Goal: Copy the data exactly; pictures stay out of the copy.

Recorded information:
▼
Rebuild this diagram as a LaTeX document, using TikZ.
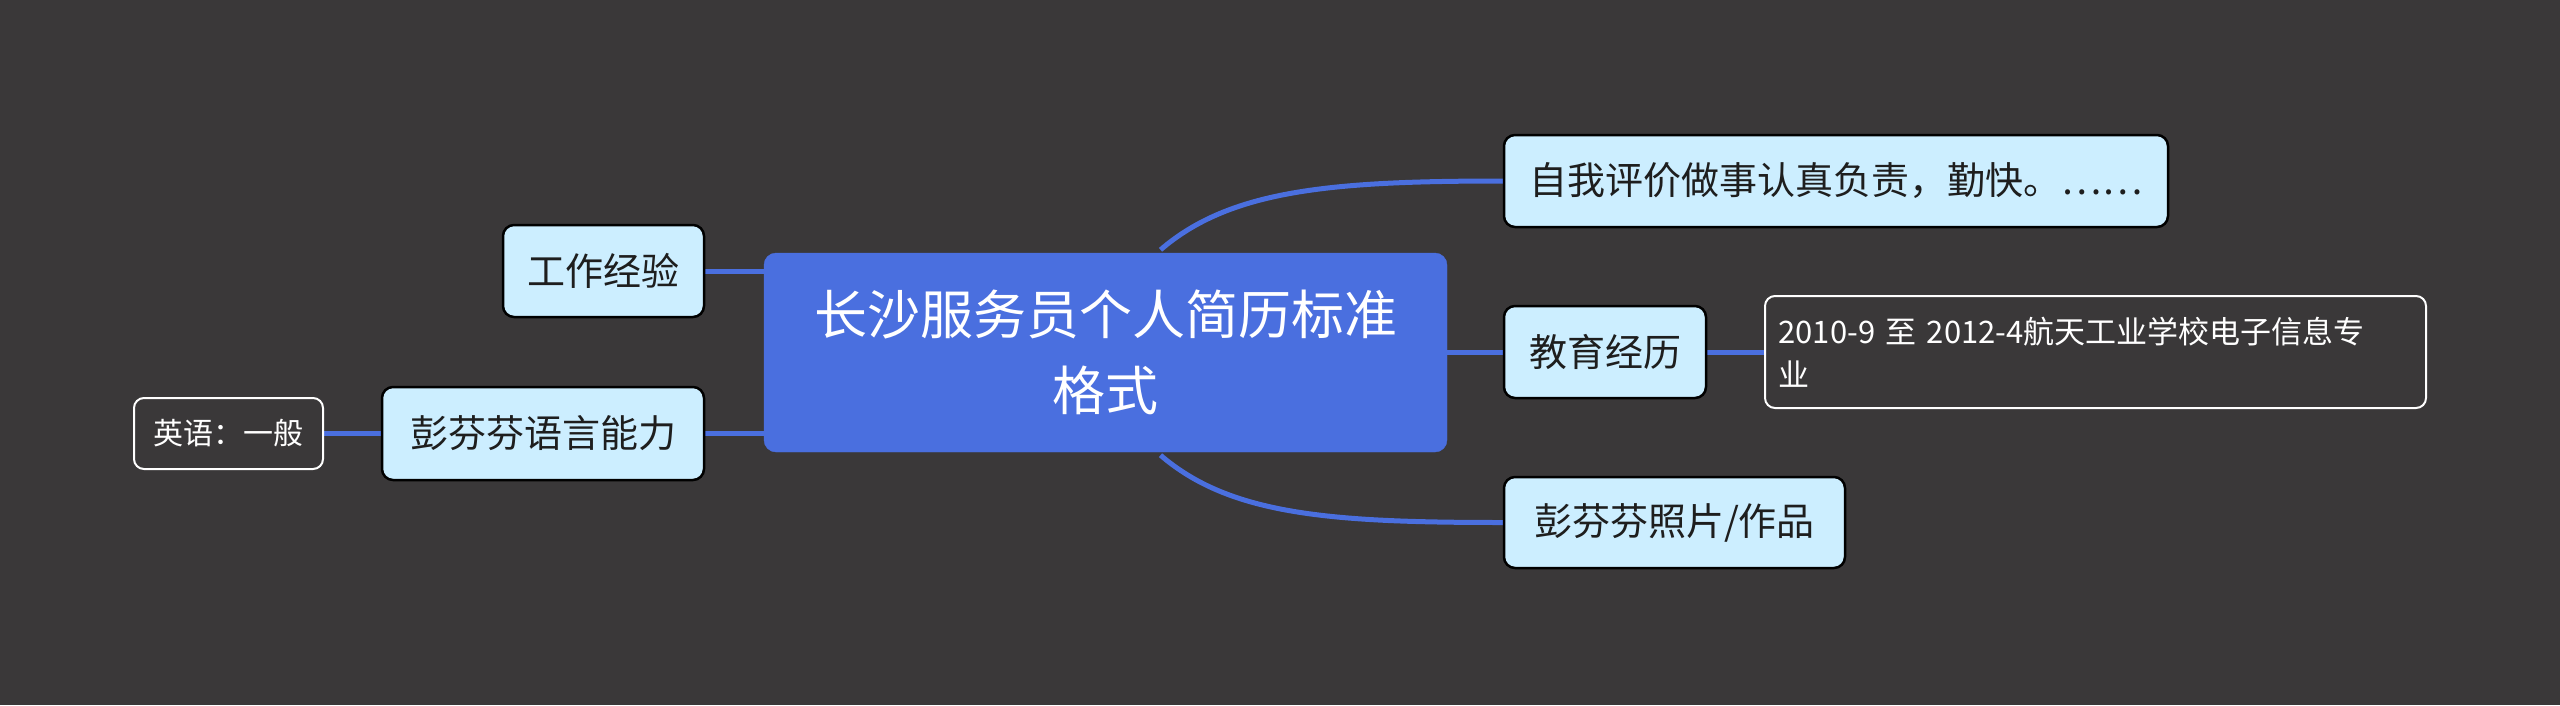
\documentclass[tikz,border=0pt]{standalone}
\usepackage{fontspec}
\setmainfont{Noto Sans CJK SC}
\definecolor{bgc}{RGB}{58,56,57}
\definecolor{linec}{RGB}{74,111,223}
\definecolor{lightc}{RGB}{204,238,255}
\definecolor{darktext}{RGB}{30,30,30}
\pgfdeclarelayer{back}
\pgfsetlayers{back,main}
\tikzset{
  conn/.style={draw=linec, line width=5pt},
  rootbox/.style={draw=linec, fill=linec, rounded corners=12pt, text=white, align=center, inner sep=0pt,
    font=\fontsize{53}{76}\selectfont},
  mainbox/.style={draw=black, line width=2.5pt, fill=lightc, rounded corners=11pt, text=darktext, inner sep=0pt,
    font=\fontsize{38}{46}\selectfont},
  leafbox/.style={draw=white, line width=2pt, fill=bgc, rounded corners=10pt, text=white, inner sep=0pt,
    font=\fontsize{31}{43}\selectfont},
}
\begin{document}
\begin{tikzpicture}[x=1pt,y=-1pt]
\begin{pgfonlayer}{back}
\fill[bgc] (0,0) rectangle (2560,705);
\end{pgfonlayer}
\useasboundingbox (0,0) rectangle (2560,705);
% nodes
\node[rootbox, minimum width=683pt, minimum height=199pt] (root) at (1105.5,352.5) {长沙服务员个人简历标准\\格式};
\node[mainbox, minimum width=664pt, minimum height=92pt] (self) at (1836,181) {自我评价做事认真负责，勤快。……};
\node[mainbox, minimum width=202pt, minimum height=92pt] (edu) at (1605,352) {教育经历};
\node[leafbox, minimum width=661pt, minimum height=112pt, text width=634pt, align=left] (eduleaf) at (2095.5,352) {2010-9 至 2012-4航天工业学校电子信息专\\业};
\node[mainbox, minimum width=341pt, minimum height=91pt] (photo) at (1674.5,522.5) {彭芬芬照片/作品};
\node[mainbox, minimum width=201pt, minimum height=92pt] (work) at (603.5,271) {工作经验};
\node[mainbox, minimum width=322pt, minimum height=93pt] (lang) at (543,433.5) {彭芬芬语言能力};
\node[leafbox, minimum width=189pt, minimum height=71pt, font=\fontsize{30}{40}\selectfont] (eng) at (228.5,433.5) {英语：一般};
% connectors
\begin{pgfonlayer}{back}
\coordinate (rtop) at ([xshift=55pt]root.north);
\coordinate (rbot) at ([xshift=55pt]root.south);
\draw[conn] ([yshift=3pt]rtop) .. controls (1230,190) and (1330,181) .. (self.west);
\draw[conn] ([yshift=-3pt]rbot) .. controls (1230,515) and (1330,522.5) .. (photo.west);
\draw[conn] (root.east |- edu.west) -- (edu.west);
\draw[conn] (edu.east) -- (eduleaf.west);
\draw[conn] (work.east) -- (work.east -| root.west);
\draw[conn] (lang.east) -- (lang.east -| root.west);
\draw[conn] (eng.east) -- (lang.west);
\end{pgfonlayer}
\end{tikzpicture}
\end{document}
▲
Task answer:
Rebuild this diagram as a LaTeX document, using TikZ.
\documentclass[tikz,border=0pt]{standalone}
\usepackage{fontspec}
\setmainfont{Noto Sans CJK SC}
\definecolor{bgc}{RGB}{58,56,57}
\definecolor{linec}{RGB}{74,111,223}
\definecolor{lightc}{RGB}{204,238,255}
\definecolor{darktext}{RGB}{30,30,30}
\pgfdeclarelayer{back}
\pgfsetlayers{back,main}
\tikzset{
  conn/.style={draw=linec, line width=5pt},
  rootbox/.style={draw=linec, fill=linec, rounded corners=12pt, text=white, align=center, inner sep=0pt,
    font=\fontsize{53}{76}\selectfont},
  mainbox/.style={draw=black, line width=2.5pt, fill=lightc, rounded corners=11pt, text=darktext, inner sep=0pt,
    font=\fontsize{38}{46}\selectfont},
  leafbox/.style={draw=white, line width=2pt, fill=bgc, rounded corners=10pt, text=white, inner sep=0pt,
    font=\fontsize{31}{43}\selectfont},
}
\begin{document}
\begin{tikzpicture}[x=1pt,y=-1pt]
\begin{pgfonlayer}{back}
\fill[bgc] (0,0) rectangle (2560,705);
\end{pgfonlayer}
\useasboundingbox (0,0) rectangle (2560,705);
% nodes
\node[rootbox, minimum width=683pt, minimum height=199pt] (root) at (1105.5,352.5) {长沙服务员个人简历标准\\格式};
\node[mainbox, minimum width=664pt, minimum height=92pt] (self) at (1836,181) {自我评价做事认真负责，勤快。……};
\node[mainbox, minimum width=202pt, minimum height=92pt] (edu) at (1605,352) {教育经历};
\node[leafbox, minimum width=661pt, minimum height=112pt, text width=634pt, align=left] (eduleaf) at (2095.5,352) {2010-9 至 2012-4航天工业学校电子信息专\\业};
\node[mainbox, minimum width=341pt, minimum height=91pt] (photo) at (1674.5,522.5) {彭芬芬照片/作品};
\node[mainbox, minimum width=201pt, minimum height=92pt] (work) at (603.5,271) {工作经验};
\node[mainbox, minimum width=322pt, minimum height=93pt] (lang) at (543,433.5) {彭芬芬语言能力};
\node[leafbox, minimum width=189pt, minimum height=71pt, font=\fontsize{30}{40}\selectfont] (eng) at (228.5,433.5) {英语：一般};
% connectors
\begin{pgfonlayer}{back}
\coordinate (rtop) at ([xshift=55pt]root.north);
\coordinate (rbot) at ([xshift=55pt]root.south);
\draw[conn] ([yshift=3pt]rtop) .. controls (1230,190) and (1330,181) .. (self.west);
\draw[conn] ([yshift=-3pt]rbot) .. controls (1230,515) and (1330,522.5) .. (photo.west);
\draw[conn] (root.east |- edu.west) -- (edu.west);
\draw[conn] (edu.east) -- (eduleaf.west);
\draw[conn] (work.east) -- (work.east -| root.west);
\draw[conn] (lang.east) -- (lang.east -| root.west);
\draw[conn] (eng.east) -- (lang.west);
\end{pgfonlayer}
\end{tikzpicture}
\end{document}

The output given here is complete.